[Material shown]:
☆ ☆ ☆

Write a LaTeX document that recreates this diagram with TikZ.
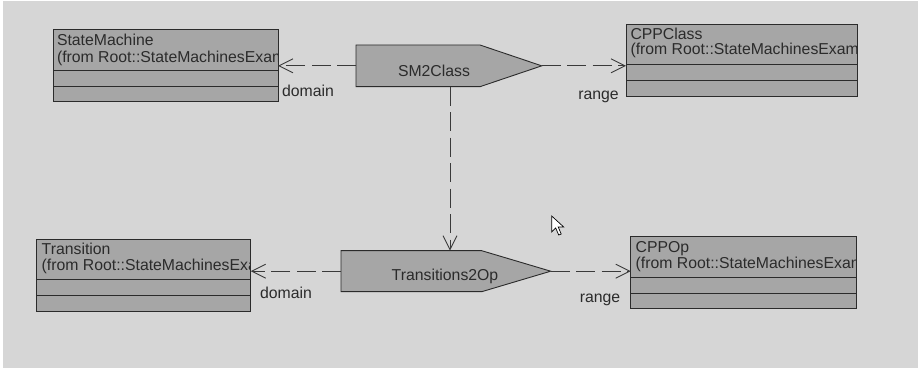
\documentclass[tikz,border=0pt]{standalone}
\usepackage{fontspec}
\setmainfont{Liberation Sans}
\usetikzlibrary{arrows.meta,calc}
\definecolor{bg}{HTML}{D6D6D6}
\definecolor{boxfill}{HTML}{A6A6A6}
\definecolor{ink}{HTML}{2B2B2B}
\definecolor{dashink}{HTML}{3A3A3A}
\tikzset{
  every node/.style={outer sep=0pt, inner sep=0pt, text=ink},
  classbox/.style={draw=ink, fill=boxfill, line width=0.9pt, rectangle, anchor=north west, minimum height=72pt},
  divider/.style={draw=ink, line width=0.9pt},
  trafo/.style={draw=ink, fill=boxfill, line width=0.9pt},
  dep/.style={draw=dashink, line width=1pt, dash pattern=on 19pt off 6.5pt,
    -{Straight Barb[length=14pt,width=14pt,line width=0.9pt]}},
  lbl/.style={text=ink},
}
\begin{document}
\begin{tikzpicture}[x=1pt,y=-1pt,font=\fontsize{15.8}{18}\selectfont]
\useasboundingbox (0,0) rectangle (918,371);
\fill[white] (0,0) rectangle (918,371);
\fill[bg] (3,1) rectangle (918,368);

% class boxes
\node[classbox, minimum width=225pt] (sm) at (53,29.5) {};
\node[classbox, minimum width=231pt] (cc) at (626,24) {};
\node[classbox, minimum width=214pt] (tr) at (36.7,239) {};
\node[classbox, minimum width=225.3pt] (op) at (630.7,236.7) {};

\foreach \b in {sm,cc,tr,op}{
  \draw[divider] ($(\b.north west)+(0,40.5)$) -- ($(\b.north east)+(0,40.5)$);
  \draw[divider] ($(\b.north west)+(0,56.5)$) -- ($(\b.north east)+(0,56.5)$);
}

\begin{scope}
\clip (sm.north west) rectangle (sm.south east);
\node[anchor=base west] (smA) at ($(sm.north west)+(4,16)$) {StateMachine};
\node[anchor=base west] (smB) at ($(sm.north west)+(4,33)$) {(from Root::StateMachinesExam};
\end{scope}
\begin{scope}
\clip (cc.north west) rectangle (cc.south east);
\node[anchor=base west] (ccA) at ($(cc.north west)+(4.5,16)$) {CPPClass};
\node[anchor=base west] (ccB) at ($(cc.north west)+(4.5,31)$) {(from Root::StateMachinesExam};
\end{scope}
\begin{scope}
\clip (tr.north west) rectangle (tr.south east);
\node[anchor=base west] (trA) at ($(tr.north west)+(5,16)$) {Transition};
\node[anchor=base west] (trB) at ($(tr.north west)+(5,32)$) {(from Root::StateMachinesExam};
\end{scope}
\begin{scope}
\clip (op.north west) rectangle (op.south east);
\node[anchor=base west] (opA) at ($(op.north west)+(5,16)$) {CPPOp};
\node[anchor=base west] (opB) at ($(op.north west)+(5,32)$) {(from Root::StateMachinesExam};
\end{scope}

% transformation shapes
\node[minimum width=124pt, minimum height=41.7pt, anchor=north west] (sm2c) at (356,45) {};
\coordinate (sm2ctip) at ($(sm2c.east)+(61.7,0)$);
\draw[trafo] (sm2c.north west) -- (sm2c.north east) -- (sm2ctip) -- (sm2c.south east) -- (sm2c.south west) -- cycle;
\node (sm2cT) at (434,71) {SM2Class};

\node[minimum width=140.7pt, minimum height=41pt, anchor=north west] (t2o) at (341,250.7) {};
\coordinate (t2otip) at ($(t2o.east)+(69,0)$);
\draw[trafo] (t2o.north west) -- (t2o.north east) -- (t2otip) -- (t2o.south east) -- (t2o.south west) -- cycle;
\node (t2oT) at (445,276.5) {Transitions2Op};

% connectors
\coordinate (vx) at (450,0);
\draw[dep] (sm2c.west) -- (sm2c.west -| sm.east);
\draw[dep] (sm2ctip) -- (sm2ctip -| cc.west);
\draw[dep] (sm2c.south -| vx) -- (t2o.north -| vx);
\draw[dep] (t2o.west) -- (t2o.west -| tr.east);
\draw[dep] (t2otip) -- (t2otip -| op.west);

% labels
\node[lbl] (d1) at (308,91) {domain};
\node[lbl] (r1) at (598.5,97) {range};
\node[lbl] (d2) at (286,293) {domain};
\node[lbl] (r2) at (600,299.5) {range};

% mouse pointer
\draw[fill=white, draw=black, line width=0.7pt, line join=miter]
  (551.7,216) -- ++(0,16) -- ++(4,-4) -- ++(3,7) -- ++(2.5,-1) -- ++(-3,-7) -- ++(5.5,0) -- cycle;
\end{tikzpicture}
\end{document}
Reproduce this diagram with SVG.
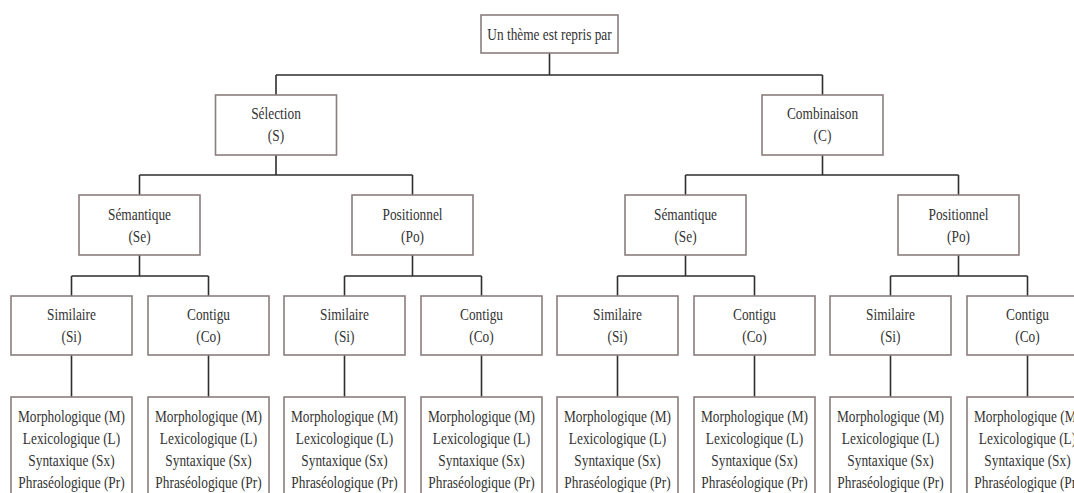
<svg xmlns="http://www.w3.org/2000/svg" width="1074" height="493" viewBox="0 0 1074 493">
<style>
.box{fill:#ffffff;stroke:#8a7e7e;stroke-width:1.6}
.t{font-family:'Liberation Serif','Times New Roman',serif;font-size:17px;fill:#333333;text-anchor:middle}
.c{fill:none;stroke:#2e2e2e;stroke-width:1.6}
</style>
<rect width="1074" height="493" fill="#ffffff"/>
<g id="connectors">
<path class="c" d="M549.5,53V75M276,75H822.5M276,75V95M822.5,75V95"/>
<path class="c" d="M276,155V175M139.5,175H412.5M139.5,175V195M412.5,175V195"/>
<path class="c" d="M822.5,155V175M685.5,175H958.5M685.5,175V195M958.5,175V195"/>
<path class="c" d="M139.5,255V276M71.5,276H208.5M71.5,276V296M208.5,276V296"/>
<path class="c" d="M412.5,255V276M344.5,276H481.5M344.5,276V296M481.5,276V296"/>
<path class="c" d="M685.5,255V276M617.5,276H754.5M617.5,276V296M754.5,276V296"/>
<path class="c" d="M958.5,255V276M890.5,276H1027.5M890.5,276V296M1027.5,276V296"/>
<path class="c" d="M71.5,355V397M208.5,355V397M344.5,355V397M481.5,355V397M617.5,355V397M754.5,355V397M890.5,355V397M1027.5,355V397"/>
</g>
<g font-family="'Liberation Serif','Times New Roman',serif">
<g id="root"><rect class="box" x="481" y="15" width="137" height="38"/><text class="t" transform="translate(549.5,40) scale(0.785,1)">Un thème est repris par</text></g>
<g id="selection"><rect class="box" x="215.5" y="95" width="121" height="60"/><text class="t" transform="translate(276,119) scale(0.785,1)">Sélection</text><text class="t" transform="translate(276,141) scale(0.785,1)">(S)</text></g>
<g id="combinaison"><rect class="box" x="762" y="95" width="121" height="60"/><text class="t" transform="translate(822.5,119) scale(0.785,1)">Combinaison</text><text class="t" transform="translate(822.5,141) scale(0.785,1)">(C)</text></g>
<g id="s-semantique"><rect class="box" x="79" y="195" width="121" height="60"/><text class="t" transform="translate(139.5,220) scale(0.785,1)">Sémantique</text><text class="t" transform="translate(139.5,242) scale(0.785,1)">(Se)</text></g>
<g id="s-positionnel"><rect class="box" x="352" y="195" width="121" height="60"/><text class="t" transform="translate(412.5,220) scale(0.785,1)">Positionnel</text><text class="t" transform="translate(412.5,242) scale(0.785,1)">(Po)</text></g>
<g id="c-semantique"><rect class="box" x="625" y="195" width="121" height="60"/><text class="t" transform="translate(685.5,220) scale(0.785,1)">Sémantique</text><text class="t" transform="translate(685.5,242) scale(0.785,1)">(Se)</text></g>
<g id="c-positionnel"><rect class="box" x="898" y="195" width="121" height="60"/><text class="t" transform="translate(958.5,220) scale(0.785,1)">Positionnel</text><text class="t" transform="translate(958.5,242) scale(0.785,1)">(Po)</text></g>
<g id="sse-si"><rect class="box" x="11" y="296" width="121" height="59"/><text class="t" transform="translate(71.5,320) scale(0.785,1)">Similaire</text><text class="t" transform="translate(71.5,342) scale(0.785,1)">(Si)</text></g>
<g id="sse-co"><rect class="box" x="148" y="296" width="121" height="59"/><text class="t" transform="translate(208.5,320) scale(0.785,1)">Contigu</text><text class="t" transform="translate(208.5,342) scale(0.785,1)">(Co)</text></g>
<g id="spo-si"><rect class="box" x="284" y="296" width="121" height="59"/><text class="t" transform="translate(344.5,320) scale(0.785,1)">Similaire</text><text class="t" transform="translate(344.5,342) scale(0.785,1)">(Si)</text></g>
<g id="spo-co"><rect class="box" x="421" y="296" width="121" height="59"/><text class="t" transform="translate(481.5,320) scale(0.785,1)">Contigu</text><text class="t" transform="translate(481.5,342) scale(0.785,1)">(Co)</text></g>
<g id="cse-si"><rect class="box" x="557" y="296" width="121" height="59"/><text class="t" transform="translate(617.5,320) scale(0.785,1)">Similaire</text><text class="t" transform="translate(617.5,342) scale(0.785,1)">(Si)</text></g>
<g id="cse-co"><rect class="box" x="694" y="296" width="121" height="59"/><text class="t" transform="translate(754.5,320) scale(0.785,1)">Contigu</text><text class="t" transform="translate(754.5,342) scale(0.785,1)">(Co)</text></g>
<g id="cpo-si"><rect class="box" x="830" y="296" width="121" height="59"/><text class="t" transform="translate(890.5,320) scale(0.785,1)">Similaire</text><text class="t" transform="translate(890.5,342) scale(0.785,1)">(Si)</text></g>
<g id="cpo-co"><rect class="box" x="967" y="296" width="121" height="59"/><text class="t" transform="translate(1027.5,320) scale(0.785,1)">Contigu</text><text class="t" transform="translate(1027.5,342) scale(0.785,1)">(Co)</text></g>
<g id="leaf1"><rect class="box" x="11" y="397" width="121" height="110"/><text class="t" transform="translate(71.5,422) scale(0.785,1)">Morphologique (M)</text><text class="t" transform="translate(71.5,444) scale(0.785,1)">Lexicologique (L)</text><text class="t" transform="translate(71.5,466) scale(0.785,1)">Syntaxique (Sx)</text><text class="t" transform="translate(71.5,488) scale(0.785,1)">Phraséologique (Pr)</text></g>
<g id="leaf2"><rect class="box" x="148" y="397" width="121" height="110"/><text class="t" transform="translate(208.5,422) scale(0.785,1)">Morphologique (M)</text><text class="t" transform="translate(208.5,444) scale(0.785,1)">Lexicologique (L)</text><text class="t" transform="translate(208.5,466) scale(0.785,1)">Syntaxique (Sx)</text><text class="t" transform="translate(208.5,488) scale(0.785,1)">Phraséologique (Pr)</text></g>
<g id="leaf3"><rect class="box" x="284" y="397" width="121" height="110"/><text class="t" transform="translate(344.5,422) scale(0.785,1)">Morphologique (M)</text><text class="t" transform="translate(344.5,444) scale(0.785,1)">Lexicologique (L)</text><text class="t" transform="translate(344.5,466) scale(0.785,1)">Syntaxique (Sx)</text><text class="t" transform="translate(344.5,488) scale(0.785,1)">Phraséologique (Pr)</text></g>
<g id="leaf4"><rect class="box" x="421" y="397" width="121" height="110"/><text class="t" transform="translate(481.5,422) scale(0.785,1)">Morphologique (M)</text><text class="t" transform="translate(481.5,444) scale(0.785,1)">Lexicologique (L)</text><text class="t" transform="translate(481.5,466) scale(0.785,1)">Syntaxique (Sx)</text><text class="t" transform="translate(481.5,488) scale(0.785,1)">Phraséologique (Pr)</text></g>
<g id="leaf5"><rect class="box" x="557" y="397" width="121" height="110"/><text class="t" transform="translate(617.5,422) scale(0.785,1)">Morphologique (M)</text><text class="t" transform="translate(617.5,444) scale(0.785,1)">Lexicologique (L)</text><text class="t" transform="translate(617.5,466) scale(0.785,1)">Syntaxique (Sx)</text><text class="t" transform="translate(617.5,488) scale(0.785,1)">Phraséologique (Pr)</text></g>
<g id="leaf6"><rect class="box" x="694" y="397" width="121" height="110"/><text class="t" transform="translate(754.5,422) scale(0.785,1)">Morphologique (M)</text><text class="t" transform="translate(754.5,444) scale(0.785,1)">Lexicologique (L)</text><text class="t" transform="translate(754.5,466) scale(0.785,1)">Syntaxique (Sx)</text><text class="t" transform="translate(754.5,488) scale(0.785,1)">Phraséologique (Pr)</text></g>
<g id="leaf7"><rect class="box" x="830" y="397" width="121" height="110"/><text class="t" transform="translate(890.5,422) scale(0.785,1)">Morphologique (M)</text><text class="t" transform="translate(890.5,444) scale(0.785,1)">Lexicologique (L)</text><text class="t" transform="translate(890.5,466) scale(0.785,1)">Syntaxique (Sx)</text><text class="t" transform="translate(890.5,488) scale(0.785,1)">Phraséologique (Pr)</text></g>
<g id="leaf8"><rect class="box" x="967" y="397" width="121" height="110"/><text class="t" transform="translate(1027.5,422) scale(0.785,1)">Morphologique (M)</text><text class="t" transform="translate(1027.5,444) scale(0.785,1)">Lexicologique (L)</text><text class="t" transform="translate(1027.5,466) scale(0.785,1)">Syntaxique (Sx)</text><text class="t" transform="translate(1027.5,488) scale(0.785,1)">Phraséologique (Pr)</text></g>
</g>
</svg>
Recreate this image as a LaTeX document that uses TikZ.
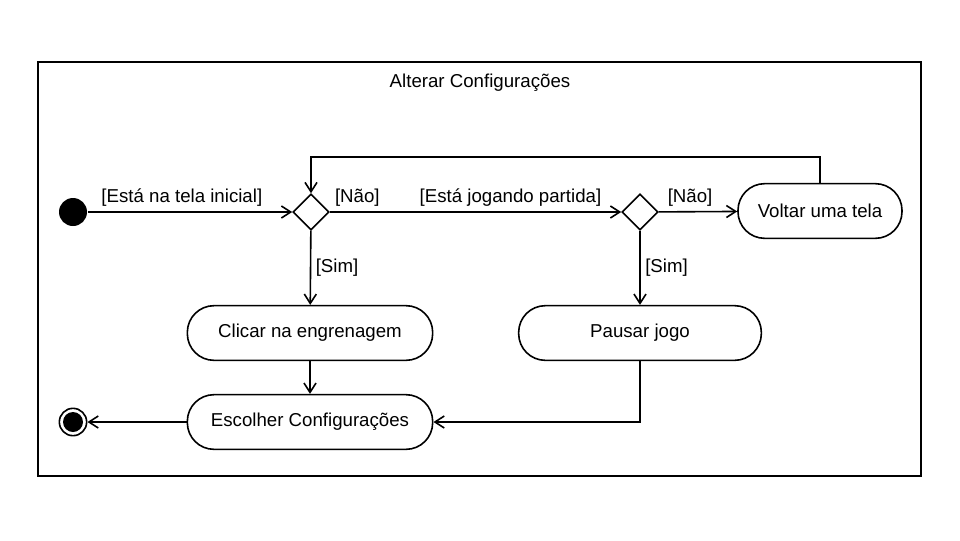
\documentclass[tikz,border=0pt]{standalone}
\usepackage{fontspec}
\setmainfont{Liberation Sans}
\usetikzlibrary{arrows.meta, positioning, shapes.geometric}

\begin{document}
\begin{tikzpicture}[x=0.75pt, y=-0.75pt, line width=1.2pt,
    every node/.style={font=\fontsize{14}{17}\selectfont},
    action/.style={draw, rectangle, rounded corners=20pt, minimum height=41pt, align=center},
    choice/.style={draw, diamond, minimum size=27pt, inner sep=0pt},
    flow/.style={-{Straight Barb[length=7pt, width=9pt]}}]
    \useasboundingbox (0,0) rectangle (960,540);
    % Frame
    \draw[line width=1pt] (38,62) rectangle (921,476);
    \node (title) at (480,83) {Alterar Configurações};

    % Nodes
    \node[circle, fill=black, minimum size=21pt, inner sep=0pt] (start) at (73,212) {};
    \node[choice] (menu) at (311,212) {};
    \node[choice] (match) at (640,212) {};
    \node[action, minimum width=123pt] (back) at (820,211) {Voltar uma tela};
    \node[action, minimum width=184pt] (gear) at (310,333) {Clicar na engrenagem};
    \node[action, minimum width=182pt] (pause) at (640,333) {Pausar jogo};
    \node[action, minimum width=184pt] (choose) at (310,422) {Escolher Configurações};
    \node[draw, circle, minimum size=20.5pt, inner sep=0pt,
        path picture={\fill (path picture bounding box.center) circle (7.5pt);}] (stop) at (73,422) {};

    % Arrows
    \draw[flow] (start) -- (menu) node[pos=0.46, above] {[Está na tela inicial]};
    \draw[flow] (menu) -- (match)
        node[pos=0, above right] {[Não]}
        node[pos=0.62, above] {[Está jogando partida]};
    \draw[flow] (match) -- (back) node[pos=0.4, above] {[Não]};
    \draw[flow] (menu) -- (gear) node[midway, right] {[Sim]};
    \draw[flow] (match) -- (pause) node[midway, right] {[Sim]};
    \draw[flow] (gear) -- (choose);
    \draw[flow] (pause.south) |- (choose.east);
    \draw[flow] (choose) -- (stop);
    \draw[flow] (back.north) -- ++(0,-26) -| (menu.north);
\end{tikzpicture}
\end{document}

☆ ☆ ☆

[Stated exercise]: Word for word, retype the lines in the entries above that run from the one with "Recreate this image" through the one with "(path picture bounding". Both ends count; pictures do not.

[Response to this task]:
Recreate this image as a LaTeX document that uses TikZ.
\documentclass[tikz,border=0pt]{standalone}
\usepackage{fontspec}
\setmainfont{Liberation Sans}
\usetikzlibrary{arrows.meta, positioning, shapes.geometric}

\begin{document}
\begin{tikzpicture}[x=0.75pt, y=-0.75pt, line width=1.2pt,
    every node/.style={font=\fontsize{14}{17}\selectfont},
    action/.style={draw, rectangle, rounded corners=20pt, minimum height=41pt, align=center},
    choice/.style={draw, diamond, minimum size=27pt, inner sep=0pt},
    flow/.style={-{Straight Barb[length=7pt, width=9pt]}}]
    \useasboundingbox (0,0) rectangle (960,540);
    % Frame
    \draw[line width=1pt] (38,62) rectangle (921,476);
    \node (title) at (480,83) {Alterar Configurações};

    % Nodes
    \node[circle, fill=black, minimum size=21pt, inner sep=0pt] (start) at (73,212) {};
    \node[choice] (menu) at (311,212) {};
    \node[choice] (match) at (640,212) {};
    \node[action, minimum width=123pt] (back) at (820,211) {Voltar uma tela};
    \node[action, minimum width=184pt] (gear) at (310,333) {Clicar na engrenagem};
    \node[action, minimum width=182pt] (pause) at (640,333) {Pausar jogo};
    \node[action, minimum width=184pt] (choose) at (310,422) {Escolher Configurações};
    \node[draw, circle, minimum size=20.5pt, inner sep=0pt,
        path picture={\fill (path picture bounding box.center) circle (7.5pt);}] (stop) at (73,422) {};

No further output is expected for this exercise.